In an eight-page opinion, the appeals panel rejected Winner's argument that the trial court abused its discretion when it ruled — without holding an evidentiary hearing — that she had not shown her medical conditions and the conditions at the Texas federal prison where she is being held justify early release.
"This ruling, while succinct, does not constitute a 'fail[ure] to apply the proper legal standard' or a failure 'to follow proper procedures in making its determination,'" the three-judge panel said, adding that this conclusion is in line with its findings in similar sentence-reduction cases under the same law.
The judges also said that because they found no abuse of discretion, they did not need to address Winner's other arguments.
The U.S. Air Force veteran was sentenced to more than five years in prison in August 2018 after pleading guilty to violating the Espionage Act by illegally leaking a top secret document to a news outlet while working as a contract linguist with Pluribus International Corp., a contractor for the National Security Agency. She is due to be released in November 2021.

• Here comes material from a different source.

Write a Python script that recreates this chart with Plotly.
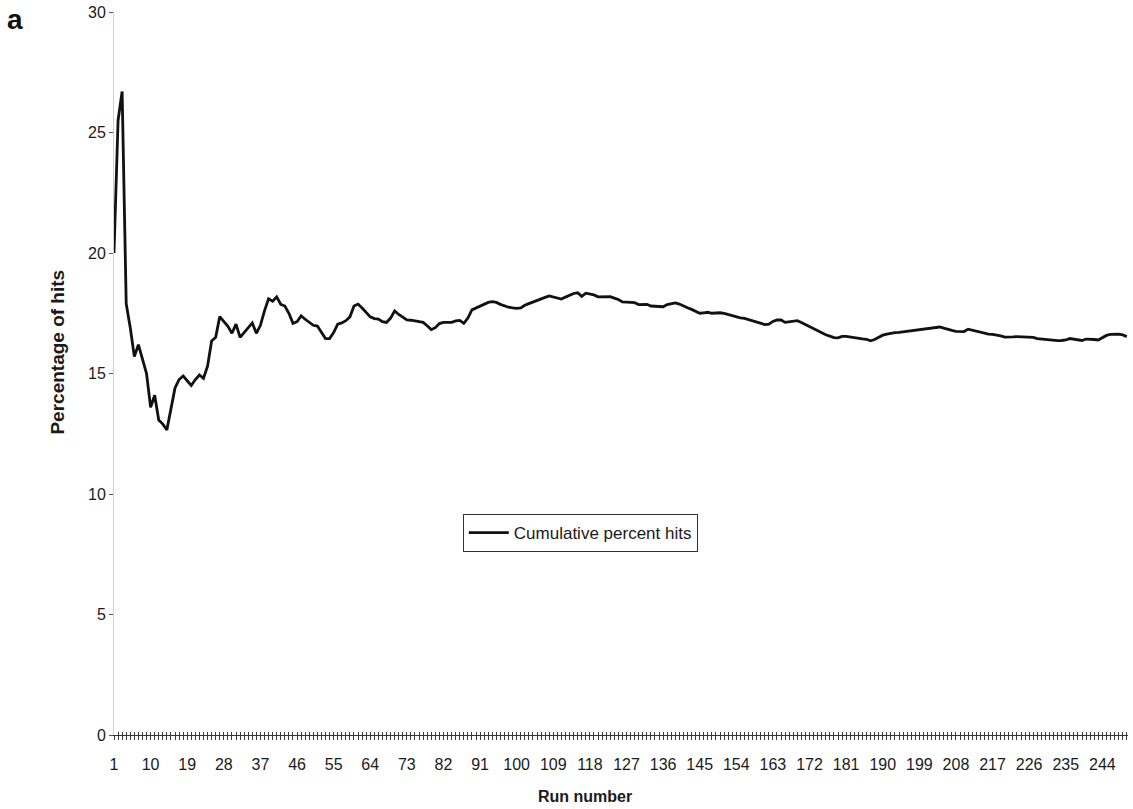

In April, she asked the district court for early release so she can avoid adverse consequences of the coronavirus pandemic sweeping through federal prisons. In her motion for compassionate release, Winner cited a "propensity for respiratory illnesses" and the potential for a partial lockdown to exacerbate her bulimia nervosa. She also expressed concern that lockdowns imposed because of COVID-19 would prevent her from using exercise and other routines as a coping mechanism for her eating disorder.
U.S. District Judge J. Randal Hall rejected Winner's request later that month based on his finding that she had not exhausted her administrative remedies with the Bureau of Prisons. But he added that even if she were to exhaust her options at the bureau, he did not find her a candidate for release from custody at Federal Medical Center Carswell in Fort Worth, Texas.
"Winner has not carried the burden of demonstrating that her specific medical conditions under the particular conditions of confinement at FMC Carswell place her at a risk substantial enough to justify early release," the judge said. "In fact, the court is constrained to observe that Winner is in a medical prison, which is presumably better equipped than most to deal with any onset of COVID-19 in its inmates."
In addition to her abuse of discretion argument, Winner also contended in her appeal that Judge Hall erred as a matter of law by finding that he lacked the authority to waive the exhaustion requirement and by rejecting her argument that the First Step Act gave him the same authority as the director of the BOP to determine "extraordinary and compelling" reasons for a release.
During oral arguments last month, Winner's attorney Baruch Weiss argued that the district court misinterpreted the First Step Act by finding that she was required to first petition the director of the BOP and not file a motion with the court for at least 30 days. Winner filed her motion two days after she petitioned the BOP.
"The statute by its very terms doesn't govern what the defendant can do; it governs what the court can do," Weiss said. "The court after the lapse of 30 days may reduce a sentence. It doesn't matter in our view if the defendant filed before the 30 days is up or after the 30 days is up."
Winner's counsel did not immediately respond to a request for comment late Monday. A spokesman said the U.S. Department of Justice had no comment.
U.S. Circuit Judges Beverly B. Martin, Robert J. Luck and Andrew L. Brasher sat on the panel for the Eleventh Circuit.
Winner is represented by Baruch Weiss of Arnold & Porter, and Joe D. Whitley, Brett A. Switzer and Laura E. Collins of Baker Donelson Bearman Caldwell & Berkowitz PC.
The government is represented by Justin Davids and Bobby L. Christine of the U.S. Attorney's Office for the Southern District of Georgia.
The case is U.S. v. Winner, case number 20-11692, in the U.S. Court of Appeals for the Eleventh Circuit.